Narok Governor Patrick Ole Ntutu and the Maasai Mara National Reserve date in Narok County.
Photo| County Government of Narok / Maasai Mara National Reserve.

The petitioners contend that approvals granted for the tourism developments violated constitutional and environmental safeguards, arguing that the projects were allowed within ecologically sensitive areas meant primarily for wildlife conservation.

Court documents further claim that the developments sit close to critical wildlife habitats and migration routes linking the Maasai Mara ecosystem with Serengeti National Park.

This, according to them, potentially disrupts the annual wildebeest migration that attracts thousands of tourists every year.

They have asked the court to certify the matter as one raising substantial constitutional questions and refer it to the Chief Justice for the appointment of a five-judge bench to hear the case.

The latest legal challenge comes months after the planned opening of the luxury Ritz-Carlton safari camp sparked public debate, with conservationists raising concerns that the facility could interfere with wildlife movement near the Sand River.
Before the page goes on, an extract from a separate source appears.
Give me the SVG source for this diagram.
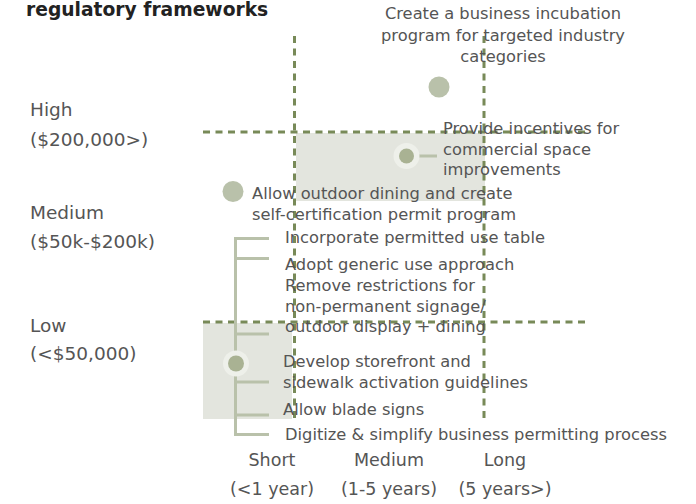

At the time, the Kenya Wildlife Service dismissed claims circulating online that the camp had blocked the wildebeest migration, describing videos shared on social media as misleading.

“The Ritz-Carlton safari camp is situated within a designated tourism investment low-use zone, as provided for in the Maasai Mara National Reserve Management Plan, 2023-2032,” KWS said at the time.

The agency also maintained that camps established along the Mara, Sand and Talek rivers have historically coexisted with wildlife movements without obstructing migration.